§ **Exercise**:
Copy exactly, and only, the lines below from the first through the one containing "26.0, 27.2, 28.2]", both included; pictures are omitted.

§ **Information shown**:
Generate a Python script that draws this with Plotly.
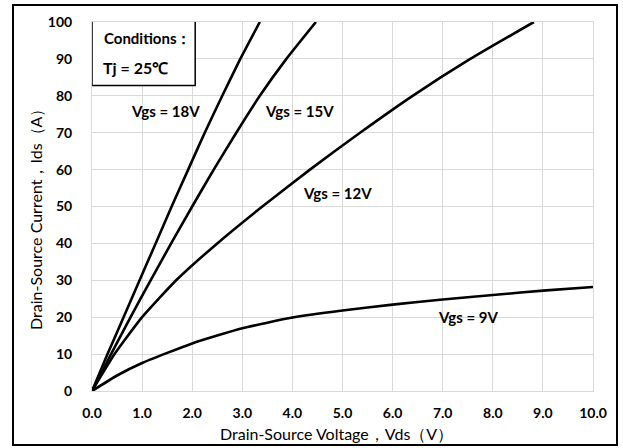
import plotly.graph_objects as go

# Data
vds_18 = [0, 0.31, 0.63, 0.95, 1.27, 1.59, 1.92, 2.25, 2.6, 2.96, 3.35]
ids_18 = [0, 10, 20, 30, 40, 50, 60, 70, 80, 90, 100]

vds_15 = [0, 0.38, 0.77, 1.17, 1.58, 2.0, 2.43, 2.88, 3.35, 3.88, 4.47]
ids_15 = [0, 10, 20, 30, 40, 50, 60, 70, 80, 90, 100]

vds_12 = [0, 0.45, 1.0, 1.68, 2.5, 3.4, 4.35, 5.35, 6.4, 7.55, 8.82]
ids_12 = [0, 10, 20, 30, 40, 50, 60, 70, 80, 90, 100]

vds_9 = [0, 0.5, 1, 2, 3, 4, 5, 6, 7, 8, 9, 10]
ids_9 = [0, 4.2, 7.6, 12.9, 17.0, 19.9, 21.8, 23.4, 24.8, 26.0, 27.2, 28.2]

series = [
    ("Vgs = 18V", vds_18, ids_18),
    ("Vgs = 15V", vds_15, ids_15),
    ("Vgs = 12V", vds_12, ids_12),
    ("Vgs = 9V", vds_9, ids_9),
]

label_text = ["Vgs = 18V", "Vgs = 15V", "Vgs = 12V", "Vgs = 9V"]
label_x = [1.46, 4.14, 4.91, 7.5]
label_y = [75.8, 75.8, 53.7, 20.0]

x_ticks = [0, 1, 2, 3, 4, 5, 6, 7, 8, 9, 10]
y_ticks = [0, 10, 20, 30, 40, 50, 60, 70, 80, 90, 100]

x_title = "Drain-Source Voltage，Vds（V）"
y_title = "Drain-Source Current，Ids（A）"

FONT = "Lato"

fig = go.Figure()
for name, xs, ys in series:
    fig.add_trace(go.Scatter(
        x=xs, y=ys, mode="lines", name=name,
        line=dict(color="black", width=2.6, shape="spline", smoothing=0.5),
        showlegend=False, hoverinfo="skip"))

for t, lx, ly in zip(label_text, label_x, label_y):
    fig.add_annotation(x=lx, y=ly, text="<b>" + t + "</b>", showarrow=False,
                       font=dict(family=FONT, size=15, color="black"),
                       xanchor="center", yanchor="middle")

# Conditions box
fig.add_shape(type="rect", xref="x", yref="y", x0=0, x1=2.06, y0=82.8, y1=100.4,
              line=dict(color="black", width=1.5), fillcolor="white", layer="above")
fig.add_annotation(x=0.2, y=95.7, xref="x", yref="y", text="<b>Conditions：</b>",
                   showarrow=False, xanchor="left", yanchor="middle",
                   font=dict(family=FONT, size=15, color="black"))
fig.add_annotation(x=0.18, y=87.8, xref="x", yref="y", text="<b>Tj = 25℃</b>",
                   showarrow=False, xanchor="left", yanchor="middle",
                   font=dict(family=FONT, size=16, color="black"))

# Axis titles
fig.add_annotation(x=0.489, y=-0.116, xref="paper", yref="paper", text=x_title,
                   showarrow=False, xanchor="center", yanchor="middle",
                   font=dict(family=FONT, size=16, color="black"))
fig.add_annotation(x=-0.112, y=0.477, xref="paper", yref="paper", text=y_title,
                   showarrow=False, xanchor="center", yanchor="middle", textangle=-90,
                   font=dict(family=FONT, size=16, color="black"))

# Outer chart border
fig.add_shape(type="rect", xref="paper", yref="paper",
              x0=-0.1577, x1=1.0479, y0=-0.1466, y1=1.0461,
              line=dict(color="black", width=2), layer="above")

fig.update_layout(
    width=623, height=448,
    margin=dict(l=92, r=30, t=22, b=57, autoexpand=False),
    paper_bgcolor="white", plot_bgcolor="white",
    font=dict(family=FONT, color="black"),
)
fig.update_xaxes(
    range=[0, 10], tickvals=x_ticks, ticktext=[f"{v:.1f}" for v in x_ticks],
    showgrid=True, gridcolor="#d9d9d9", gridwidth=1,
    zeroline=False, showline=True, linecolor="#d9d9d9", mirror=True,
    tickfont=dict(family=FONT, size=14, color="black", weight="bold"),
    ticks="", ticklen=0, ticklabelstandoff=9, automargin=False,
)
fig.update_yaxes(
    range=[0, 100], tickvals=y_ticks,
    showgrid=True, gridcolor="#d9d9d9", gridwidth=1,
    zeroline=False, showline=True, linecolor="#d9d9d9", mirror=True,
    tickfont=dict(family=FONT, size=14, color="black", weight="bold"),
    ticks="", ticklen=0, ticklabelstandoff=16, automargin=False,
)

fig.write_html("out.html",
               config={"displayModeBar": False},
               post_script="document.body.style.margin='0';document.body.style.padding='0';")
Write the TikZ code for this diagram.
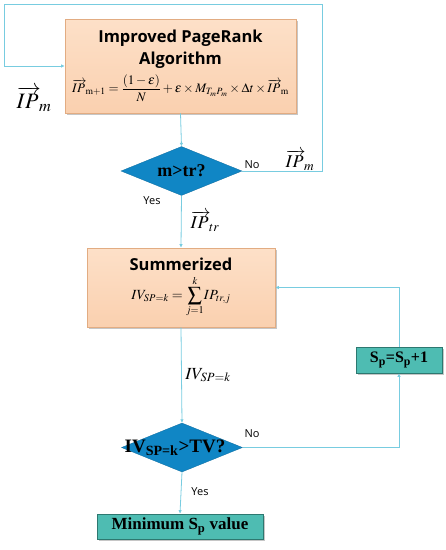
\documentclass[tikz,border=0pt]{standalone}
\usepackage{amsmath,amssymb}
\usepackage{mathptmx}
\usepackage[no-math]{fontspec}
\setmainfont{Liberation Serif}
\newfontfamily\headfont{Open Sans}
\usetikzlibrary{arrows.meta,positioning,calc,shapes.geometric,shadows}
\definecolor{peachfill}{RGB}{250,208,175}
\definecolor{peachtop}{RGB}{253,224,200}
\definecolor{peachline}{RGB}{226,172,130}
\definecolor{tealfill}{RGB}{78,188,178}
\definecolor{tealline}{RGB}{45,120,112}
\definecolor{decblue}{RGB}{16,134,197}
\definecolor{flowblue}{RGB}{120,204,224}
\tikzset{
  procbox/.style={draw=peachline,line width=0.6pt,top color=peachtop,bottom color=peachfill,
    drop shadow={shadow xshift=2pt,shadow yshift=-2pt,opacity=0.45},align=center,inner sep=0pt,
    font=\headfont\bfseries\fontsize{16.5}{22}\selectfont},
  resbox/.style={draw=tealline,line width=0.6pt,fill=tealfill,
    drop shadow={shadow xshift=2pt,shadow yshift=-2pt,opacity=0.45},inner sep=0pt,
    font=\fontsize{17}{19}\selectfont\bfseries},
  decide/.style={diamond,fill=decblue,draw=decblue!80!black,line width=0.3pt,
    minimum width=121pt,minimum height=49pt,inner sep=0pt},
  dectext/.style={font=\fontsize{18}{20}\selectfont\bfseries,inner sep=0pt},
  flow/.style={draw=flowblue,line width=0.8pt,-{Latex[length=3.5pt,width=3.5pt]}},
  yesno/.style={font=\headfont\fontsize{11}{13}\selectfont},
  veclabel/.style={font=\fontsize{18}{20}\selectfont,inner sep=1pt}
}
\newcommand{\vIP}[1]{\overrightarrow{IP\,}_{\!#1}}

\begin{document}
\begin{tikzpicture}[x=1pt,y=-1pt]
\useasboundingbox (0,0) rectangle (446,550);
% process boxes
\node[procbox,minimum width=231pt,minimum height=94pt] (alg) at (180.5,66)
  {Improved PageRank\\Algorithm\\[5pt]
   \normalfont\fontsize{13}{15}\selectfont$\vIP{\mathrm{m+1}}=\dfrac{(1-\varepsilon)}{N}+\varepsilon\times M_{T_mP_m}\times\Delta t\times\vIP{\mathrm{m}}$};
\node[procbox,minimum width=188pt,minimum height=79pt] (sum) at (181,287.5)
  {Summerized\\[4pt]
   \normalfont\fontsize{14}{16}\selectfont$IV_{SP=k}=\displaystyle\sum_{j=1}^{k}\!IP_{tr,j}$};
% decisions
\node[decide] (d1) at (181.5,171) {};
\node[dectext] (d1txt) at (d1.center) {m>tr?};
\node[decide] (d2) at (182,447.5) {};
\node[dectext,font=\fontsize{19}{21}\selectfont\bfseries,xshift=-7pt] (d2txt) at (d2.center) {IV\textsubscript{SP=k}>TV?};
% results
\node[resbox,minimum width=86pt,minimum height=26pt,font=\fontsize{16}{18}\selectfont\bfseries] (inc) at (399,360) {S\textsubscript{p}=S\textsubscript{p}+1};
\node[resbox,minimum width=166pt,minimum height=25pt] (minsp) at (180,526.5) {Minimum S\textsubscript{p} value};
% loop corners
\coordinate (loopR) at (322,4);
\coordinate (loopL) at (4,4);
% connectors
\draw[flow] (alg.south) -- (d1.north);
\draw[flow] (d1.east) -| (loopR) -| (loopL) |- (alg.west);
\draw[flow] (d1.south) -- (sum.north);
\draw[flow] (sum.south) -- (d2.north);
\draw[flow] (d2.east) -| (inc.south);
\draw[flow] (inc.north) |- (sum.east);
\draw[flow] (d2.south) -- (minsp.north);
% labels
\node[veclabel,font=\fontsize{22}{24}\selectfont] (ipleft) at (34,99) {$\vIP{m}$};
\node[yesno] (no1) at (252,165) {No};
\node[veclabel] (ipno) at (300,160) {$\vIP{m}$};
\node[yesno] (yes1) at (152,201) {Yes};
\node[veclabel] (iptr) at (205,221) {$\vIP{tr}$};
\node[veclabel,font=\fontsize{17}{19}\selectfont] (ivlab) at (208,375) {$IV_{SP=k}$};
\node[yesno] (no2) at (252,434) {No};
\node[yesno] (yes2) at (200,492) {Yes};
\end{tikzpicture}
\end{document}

§ **Reply**:
Generate a Python script that draws this with Plotly.
import plotly.graph_objects as go

# Data
vds_18 = [0, 0.31, 0.63, 0.95, 1.27, 1.59, 1.92, 2.25, 2.6, 2.96, 3.35]
ids_18 = [0, 10, 20, 30, 40, 50, 60, 70, 80, 90, 100]

vds_15 = [0, 0.38, 0.77, 1.17, 1.58, 2.0, 2.43, 2.88, 3.35, 3.88, 4.47]
ids_15 = [0, 10, 20, 30, 40, 50, 60, 70, 80, 90, 100]

vds_12 = [0, 0.45, 1.0, 1.68, 2.5, 3.4, 4.35, 5.35, 6.4, 7.55, 8.82]
ids_12 = [0, 10, 20, 30, 40, 50, 60, 70, 80, 90, 100]

vds_9 = [0, 0.5, 1, 2, 3, 4, 5, 6, 7, 8, 9, 10]
ids_9 = [0, 4.2, 7.6, 12.9, 17.0, 19.9, 21.8, 23.4, 24.8, 26.0, 27.2, 28.2]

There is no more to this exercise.